Atatürk Cumhuriyetinin  yüz akı , UNESCO'nun tüm gelişmekte olan ülkelere örnek eğitim modeli olarak gösterdiği , bize özgü ve eşsiz anlatım olan Köy  enstitülerinin kurucularından , Türk eğitim bilimci, köy enstitülerinin mimarı ve dönemin İlköğretim Genel Müdürü   İsmail  Hakkı Tonguç  (1893 -1960 )yol  arkadaşı  Akçadağ Köy Enstitüsü  müdürü  Şerif Tekben (1908 - 1983 ) .    Cumhuriyet dönemi Malatya basım tarihine tanıklık eden kitaplar, dergiler ve basılı matbu evraklarıyla öne çıkan bir Basımevi ve Matbaa 'ya 1945 yılında sahipti.

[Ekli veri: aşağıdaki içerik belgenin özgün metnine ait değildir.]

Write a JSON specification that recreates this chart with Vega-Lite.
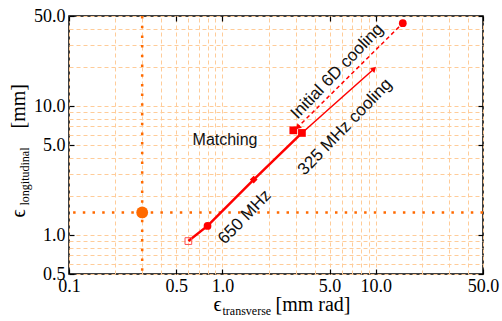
{
  "$schema": "https://vega.github.io/schema/vega-lite/v6.json",
  "autosize": "none",
  "width": 414,
  "height": 258,
  "padding": {"left": 69, "top": 16, "right": 19, "bottom": 47},
  "background": "white",
  "config": {
    "view": {"stroke": "black", "strokeWidth": 1.5},
    "axis": {"labelFont": "Liberation Serif", "titleFont": "Liberation Serif", "labelColor": "black", "titleColor": "black", "titleFontWeight": "normal", "labelFlush": false, "labelOverlap": false, "labelBound": false}
  },
  "datasets": {
    "ref": [{"x": 0.3, "y": 1.5}],
    "track": [{"x": 0.6, "y": 0.9}, {"x": 0.8, "y": 1.18}, {"x": 1.6, "y": 2.7}, {"x": 3.3, "y": 6.2}],
    "cool325": [{"x": 3.3, "y": 6.2}, {"x": 9.8, "y": 19.6}],
    "initial": [{"x": 15, "y": 44}, {"x": 3.05, "y": 6.75}],
    "start": [{"x": 0.6, "y": 0.9}],
    "markers": [{"x": 0.8, "y": 1.18, "kind": "circle"}, {"x": 1.6, "y": 2.7, "kind": "diamond"}, {"x": 2.9, "y": 6.5, "kind": "square"}, {"x": 3.3, "y": 6.2, "kind": "square"}, {"x": 15, "y": 44, "kind": "circle"}],
    "tip325": [{"x": 9.75, "y": 19.5}],
    "tipInit": [{"x": 3.1, "y": 6.85}],
    "flat": [{"x": 1.04, "y": 5.5, "text": "Matching"}],
    "rotated": [{"x": 1.4, "y": 1.38, "text": "650 MHz"}, {"x": 6.3, "y": 6.9, "text": "325 MHz cooling"}, {"x": 5.6, "y": 18.6, "text": "Initial 6D cooling"}]
  },
  "resolve": {"axis": {"x": "independent", "y": "independent"}},
  "layer": [
    {
      "data": {"name": "ref"},
      "mark": {"type": "rule", "color": "#ff6a00", "strokeWidth": 2.5, "strokeDash": [2.5, 7.2]},
      "encoding": {
        "x": {"field": "x", "type": "quantitative", "scale": {"type": "log", "domain": [0.1, 50], "nice": false},
          "axis": {"orient": "bottom", "values": [0.1,0.2,0.3,0.4,0.5,0.6,0.7,0.8,0.9,1,2,3,4,5,6,7,8,9,10,20,30,40,50], "grid": true, "gridColor": "#ffcc99", "gridDash": [4, 3], "gridWidth": 1, "labels": false, "ticks": false, "domain": false,
            "title": "transverse", "titleFontSize": 12, "titleX": 153, "titleY": 40, "titleAlign": "left", "titleBaseline": "alphabetic", "titleAngle": 0}}
      }
    },
    {
      "data": {"name": "ref"},
      "mark": {"type": "rule", "color": "#ff6a00", "strokeWidth": 2.5, "strokeDash": [2.5, 7.2]},
      "encoding": {
        "y": {"field": "y", "type": "quantitative", "scale": {"type": "log", "domain": [0.5, 50], "nice": false},
          "axis": {"orient": "left", "values": [0.5,0.6,0.7,0.8,0.9,1,2,3,4,5,6,7,8,9,10,20,30,40,50], "grid": true, "gridColor": "#ffcc99", "gridDash": [4, 3], "gridWidth": 1, "labels": false, "ticks": false, "domain": false,
            "title": "longitudinal", "titleFontSize": 12, "titleX": -41, "titleY": 189, "titleAlign": "left", "titleBaseline": "alphabetic", "titleAngle": -90}}
      }
    },
    {
      "data": {"name": "track"},
      "mark": {"type": "line", "color": "#ff0000", "strokeWidth": 2.5},
      "encoding": {
        "x": {"field": "x", "type": "quantitative", "scale": {"type": "log", "domain": [0.1, 50], "nice": false},
          "axis": {"orient": "bottom", "values": [0.1, 0.5, 1, 5, 10, 50], "format": ".1f", "labelFontSize": 18, "labelPadding": 8, "ticks": true, "tickSize": -5, "tickColor": "black", "tickWidth": 1.2, "grid": false, "domain": false,
            "title": "ϵ", "titleFontSize": 20, "titleX": 144, "titleY": 36, "titleAlign": "left", "titleBaseline": "alphabetic", "titleAngle": 0}},
        "y": {"field": "y", "type": "quantitative", "scale": {"type": "log", "domain": [0.5, 50], "nice": false},
          "axis": {"orient": "left", "values": [0.5, 1, 5, 10, 50], "format": ".1f", "labelFontSize": 18, "labelPadding": 9, "ticks": true, "tickSize": -5, "tickColor": "black", "tickWidth": 1.2, "grid": false, "domain": false,
            "title": "ϵ", "titleFontSize": 20, "titleX": -45, "titleY": 201, "titleAlign": "left", "titleBaseline": "alphabetic", "titleAngle": -90}}
      }
    },
    {
      "data": {"name": "ref"},
      "mark": {"type": "point", "shape": "circle", "filled": true, "color": "#ff6a00", "size": 140, "opacity": 1},
      "encoding": {
        "x": {"field": "x", "type": "quantitative", "scale": {"type": "log", "domain": [0.1, 50], "nice": false},
          "axis": {"orient": "bottom", "labels": false, "ticks": false, "domain": false, "grid": false,
            "title": "[mm rad]", "titleFontSize": 20, "titleX": 206, "titleY": 36, "titleAlign": "left", "titleBaseline": "alphabetic", "titleAngle": 0}},
        "y": {"field": "y", "type": "quantitative", "scale": {"type": "log", "domain": [0.5, 50], "nice": false},
          "axis": {"orient": "left", "labels": false, "ticks": false, "domain": false, "grid": false,
            "title": "[mm]", "titleFontSize": 20, "titleX": -45, "titleY": 112, "titleAlign": "left", "titleBaseline": "alphabetic", "titleAngle": -90}}
      }
    },
    {
      "data": {"name": "initial"},
      "mark": {"type": "line", "color": "#ff0000", "strokeWidth": 1.5, "strokeDash": [4, 3]},
      "encoding": {
        "x": {"field": "x", "type": "quantitative", "scale": {"type": "log", "domain": [0.1, 50], "nice": false},
          "axis": {"orient": "top", "values": [0.1, 0.5, 1, 5, 10, 50], "labels": false, "ticks": true, "tickSize": -5, "tickColor": "black", "tickWidth": 1.2, "domain": false, "grid": false, "title": null}},
        "y": {"field": "y", "type": "quantitative", "scale": {"type": "log", "domain": [0.5, 50], "nice": false},
          "axis": {"orient": "right", "values": [0.5, 1, 5, 10, 50], "labels": false, "ticks": true, "tickSize": -5, "tickColor": "black", "tickWidth": 1.2, "domain": false, "grid": false, "title": null}}
      }
    },
    {
      "data": {"name": "cool325"},
      "mark": {"type": "line", "color": "#ff0000", "strokeWidth": 1.5},
      "encoding": {
        "x": {"field": "x", "type": "quantitative", "axis": null},
        "y": {"field": "y", "type": "quantitative", "axis": null}
      }
    },
    {
      "data": {"name": "start"},
      "mark": {"type": "point", "shape": "square", "filled": false, "color": "#ff4d4d", "strokeWidth": 1, "size": 45, "opacity": 1},
      "encoding": {
        "x": {"field": "x", "type": "quantitative", "axis": null},
        "y": {"field": "y", "type": "quantitative", "axis": null}
      }
    },
    {
      "data": {"name": "markers"},
      "mark": {"type": "point", "filled": true, "color": "#ff0000", "size": 60, "opacity": 1},
      "encoding": {
        "x": {"field": "x", "type": "quantitative", "axis": null},
        "y": {"field": "y", "type": "quantitative", "axis": null},
        "shape": {"field": "kind", "type": "nominal", "scale": {"domain": ["circle", "diamond", "square"], "range": ["circle", "diamond", "square"]}, "legend": null}
      }
    },
    {
      "data": {"name": "tip325"},
      "mark": {"type": "point", "shape": "triangle-up", "filled": true, "color": "#ff0000", "size": 40, "angle": 45, "opacity": 1},
      "encoding": {
        "x": {"field": "x", "type": "quantitative", "axis": null},
        "y": {"field": "y", "type": "quantitative", "axis": null}
      }
    },
    {
      "data": {"name": "tipInit"},
      "mark": {"type": "point", "shape": "triangle-up", "filled": true, "color": "#ff0000", "size": 40, "angle": 225, "opacity": 1},
      "encoding": {
        "x": {"field": "x", "type": "quantitative", "axis": null},
        "y": {"field": "y", "type": "quantitative", "axis": null}
      }
    },
    {
      "data": {"name": "flat"},
      "mark": {"type": "text", "font": "Liberation Sans", "fontSize": 16, "color": "#111111", "align": "center", "baseline": "middle"},
      "encoding": {
        "x": {"field": "x", "type": "quantitative", "axis": null},
        "y": {"field": "y", "type": "quantitative", "axis": null},
        "text": {"field": "text"}
      }
    },
    {
      "data": {"name": "rotated"},
      "mark": {"type": "text", "font": "Liberation Sans", "fontSize": 17, "color": "#111111", "align": "center", "baseline": "middle", "angle": -46},
      "encoding": {
        "x": {"field": "x", "type": "quantitative", "axis": null},
        "y": {"field": "y", "type": "quantitative", "axis": null},
        "text": {"field": "text"}
      }
    }
  ]
}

                                      Akçadağ Köy  enstitüsü Şerif Tekben  öğrencilerle
                                               Fotoğraf: alıntı

Köy enstitülerinde kitap okuma

Köy enstitülerinde, kitaplar sadece bilgi kaynağı değil, aynı zamanda farklı dünyalara açılan kapılar olarak kabul edilirdi. Öğrencilere tanınan özgür okuma saatlerinde, kitaplar üzerinden değerler düzenlenir ve öğrencilerin dünya görüşleri şekillenirdi. 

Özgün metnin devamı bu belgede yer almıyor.